Omit every picture, and retype the lines that run from the beginning of the data below through the line containing "plt.rcParams['font.family'] = ['Liberation", inclusive.
* begin The data *
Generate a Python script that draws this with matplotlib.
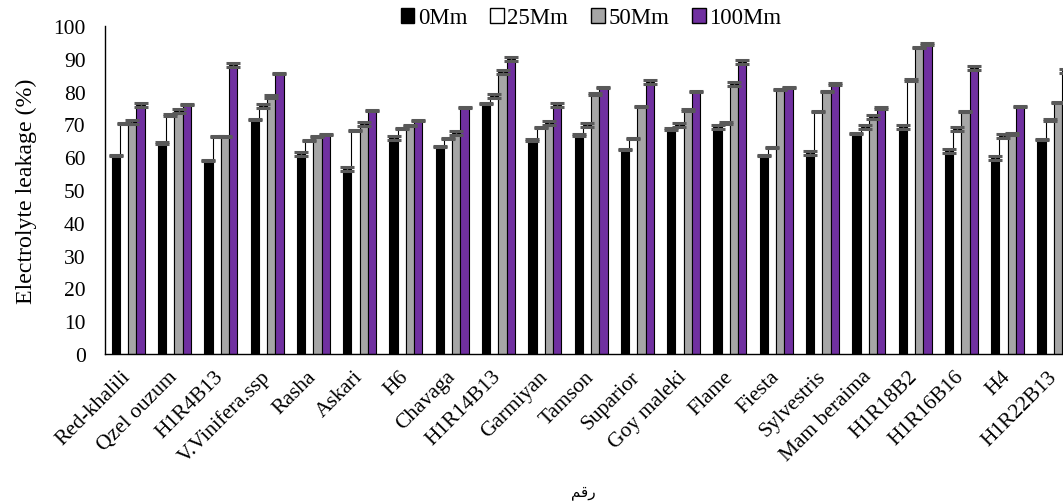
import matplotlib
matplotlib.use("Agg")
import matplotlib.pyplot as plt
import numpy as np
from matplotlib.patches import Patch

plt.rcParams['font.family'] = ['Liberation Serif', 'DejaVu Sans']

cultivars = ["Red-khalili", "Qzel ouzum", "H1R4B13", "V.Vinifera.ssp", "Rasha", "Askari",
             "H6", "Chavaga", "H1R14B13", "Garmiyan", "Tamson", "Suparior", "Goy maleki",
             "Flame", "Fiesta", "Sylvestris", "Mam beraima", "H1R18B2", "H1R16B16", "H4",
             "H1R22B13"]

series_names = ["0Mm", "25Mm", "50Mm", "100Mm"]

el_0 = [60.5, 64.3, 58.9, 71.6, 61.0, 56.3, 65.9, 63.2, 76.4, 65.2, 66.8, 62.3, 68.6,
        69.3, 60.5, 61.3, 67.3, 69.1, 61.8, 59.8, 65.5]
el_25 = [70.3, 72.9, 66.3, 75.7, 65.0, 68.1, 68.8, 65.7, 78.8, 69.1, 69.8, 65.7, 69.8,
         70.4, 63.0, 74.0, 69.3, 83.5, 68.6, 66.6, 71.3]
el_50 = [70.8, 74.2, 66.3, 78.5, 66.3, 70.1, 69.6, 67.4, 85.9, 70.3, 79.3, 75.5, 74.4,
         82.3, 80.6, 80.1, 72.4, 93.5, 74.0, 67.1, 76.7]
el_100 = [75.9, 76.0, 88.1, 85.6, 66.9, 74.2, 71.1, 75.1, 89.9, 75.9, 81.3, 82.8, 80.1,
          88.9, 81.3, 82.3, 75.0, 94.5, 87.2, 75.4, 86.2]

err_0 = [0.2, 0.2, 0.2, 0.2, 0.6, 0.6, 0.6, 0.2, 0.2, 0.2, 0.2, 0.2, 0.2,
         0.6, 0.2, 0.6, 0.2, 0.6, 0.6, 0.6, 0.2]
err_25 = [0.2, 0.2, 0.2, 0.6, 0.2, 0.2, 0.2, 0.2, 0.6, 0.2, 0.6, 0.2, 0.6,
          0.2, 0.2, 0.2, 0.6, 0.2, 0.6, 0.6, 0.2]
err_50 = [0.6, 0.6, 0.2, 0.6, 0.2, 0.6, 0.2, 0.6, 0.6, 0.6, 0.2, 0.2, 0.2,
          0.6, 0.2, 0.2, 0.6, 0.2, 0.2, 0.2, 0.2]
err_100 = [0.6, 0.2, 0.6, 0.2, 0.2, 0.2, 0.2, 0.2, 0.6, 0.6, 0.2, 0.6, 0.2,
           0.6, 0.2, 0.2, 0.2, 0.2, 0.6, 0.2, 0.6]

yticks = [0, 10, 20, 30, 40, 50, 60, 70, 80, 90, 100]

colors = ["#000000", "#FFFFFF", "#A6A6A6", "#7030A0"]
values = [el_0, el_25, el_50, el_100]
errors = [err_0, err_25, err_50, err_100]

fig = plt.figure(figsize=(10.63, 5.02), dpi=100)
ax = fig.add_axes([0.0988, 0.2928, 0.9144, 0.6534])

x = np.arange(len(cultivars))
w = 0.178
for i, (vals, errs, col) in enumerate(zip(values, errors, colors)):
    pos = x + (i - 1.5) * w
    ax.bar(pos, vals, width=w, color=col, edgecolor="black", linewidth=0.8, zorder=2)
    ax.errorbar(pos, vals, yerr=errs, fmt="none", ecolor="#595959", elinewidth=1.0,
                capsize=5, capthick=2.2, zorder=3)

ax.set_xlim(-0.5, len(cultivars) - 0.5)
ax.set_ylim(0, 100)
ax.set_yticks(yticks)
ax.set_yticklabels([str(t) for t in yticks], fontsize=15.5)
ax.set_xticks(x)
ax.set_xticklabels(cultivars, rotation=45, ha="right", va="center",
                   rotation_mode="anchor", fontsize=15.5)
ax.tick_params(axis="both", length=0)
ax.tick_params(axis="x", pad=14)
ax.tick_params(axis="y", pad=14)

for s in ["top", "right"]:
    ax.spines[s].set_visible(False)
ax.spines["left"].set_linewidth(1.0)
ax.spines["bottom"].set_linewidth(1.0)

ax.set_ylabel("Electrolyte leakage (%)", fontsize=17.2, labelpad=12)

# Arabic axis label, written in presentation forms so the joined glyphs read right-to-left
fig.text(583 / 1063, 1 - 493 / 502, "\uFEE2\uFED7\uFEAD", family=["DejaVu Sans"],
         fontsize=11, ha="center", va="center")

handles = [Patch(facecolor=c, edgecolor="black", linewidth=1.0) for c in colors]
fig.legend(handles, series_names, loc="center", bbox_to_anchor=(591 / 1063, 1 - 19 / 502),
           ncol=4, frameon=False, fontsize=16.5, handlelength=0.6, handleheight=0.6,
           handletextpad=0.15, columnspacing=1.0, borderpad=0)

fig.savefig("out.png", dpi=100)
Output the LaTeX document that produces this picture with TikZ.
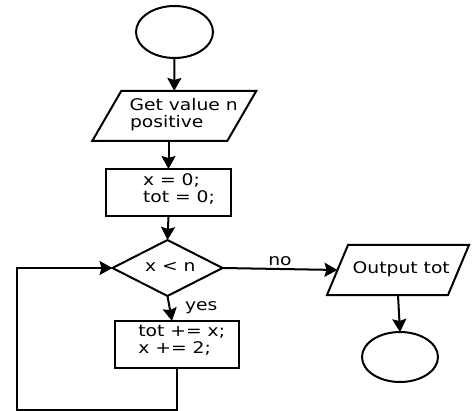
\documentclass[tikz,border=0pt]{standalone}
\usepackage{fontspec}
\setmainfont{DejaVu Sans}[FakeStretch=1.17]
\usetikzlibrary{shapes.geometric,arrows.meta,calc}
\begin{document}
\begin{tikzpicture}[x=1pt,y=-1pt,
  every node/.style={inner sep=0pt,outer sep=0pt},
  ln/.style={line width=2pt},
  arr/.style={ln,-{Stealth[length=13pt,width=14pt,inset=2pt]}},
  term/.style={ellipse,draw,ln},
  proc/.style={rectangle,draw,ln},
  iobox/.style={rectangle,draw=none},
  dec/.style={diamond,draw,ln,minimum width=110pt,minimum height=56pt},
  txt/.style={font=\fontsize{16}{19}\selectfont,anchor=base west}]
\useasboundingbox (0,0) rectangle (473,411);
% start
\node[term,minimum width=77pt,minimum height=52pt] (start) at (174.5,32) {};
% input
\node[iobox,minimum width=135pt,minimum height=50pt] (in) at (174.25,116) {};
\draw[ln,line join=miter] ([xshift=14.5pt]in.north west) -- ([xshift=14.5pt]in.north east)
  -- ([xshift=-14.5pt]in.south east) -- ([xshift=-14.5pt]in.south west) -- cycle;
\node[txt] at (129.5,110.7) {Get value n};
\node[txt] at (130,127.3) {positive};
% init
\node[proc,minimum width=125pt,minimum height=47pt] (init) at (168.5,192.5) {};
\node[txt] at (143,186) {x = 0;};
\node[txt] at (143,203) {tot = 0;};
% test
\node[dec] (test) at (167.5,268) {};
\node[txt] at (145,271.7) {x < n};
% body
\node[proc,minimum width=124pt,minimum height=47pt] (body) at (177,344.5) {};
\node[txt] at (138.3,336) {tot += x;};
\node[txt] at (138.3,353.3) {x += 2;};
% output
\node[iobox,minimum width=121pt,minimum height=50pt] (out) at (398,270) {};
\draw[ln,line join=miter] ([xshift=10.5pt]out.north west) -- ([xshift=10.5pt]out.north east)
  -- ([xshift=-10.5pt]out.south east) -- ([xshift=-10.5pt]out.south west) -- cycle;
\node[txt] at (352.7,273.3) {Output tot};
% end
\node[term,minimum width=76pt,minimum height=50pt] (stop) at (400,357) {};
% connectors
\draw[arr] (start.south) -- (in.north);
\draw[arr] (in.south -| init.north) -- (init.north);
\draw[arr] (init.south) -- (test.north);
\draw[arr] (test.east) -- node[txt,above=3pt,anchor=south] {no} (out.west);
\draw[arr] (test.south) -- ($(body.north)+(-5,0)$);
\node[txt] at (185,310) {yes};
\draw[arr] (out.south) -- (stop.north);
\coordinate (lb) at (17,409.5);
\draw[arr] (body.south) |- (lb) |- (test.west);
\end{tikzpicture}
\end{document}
* end The data *
Problem solution »
Generate a Python script that draws this with matplotlib.
import matplotlib
matplotlib.use("Agg")
import matplotlib.pyplot as plt
import numpy as np
from matplotlib.patches import Patch

plt.rcParams['font.family'] = ['Liberation Serif', 'DejaVu Sans']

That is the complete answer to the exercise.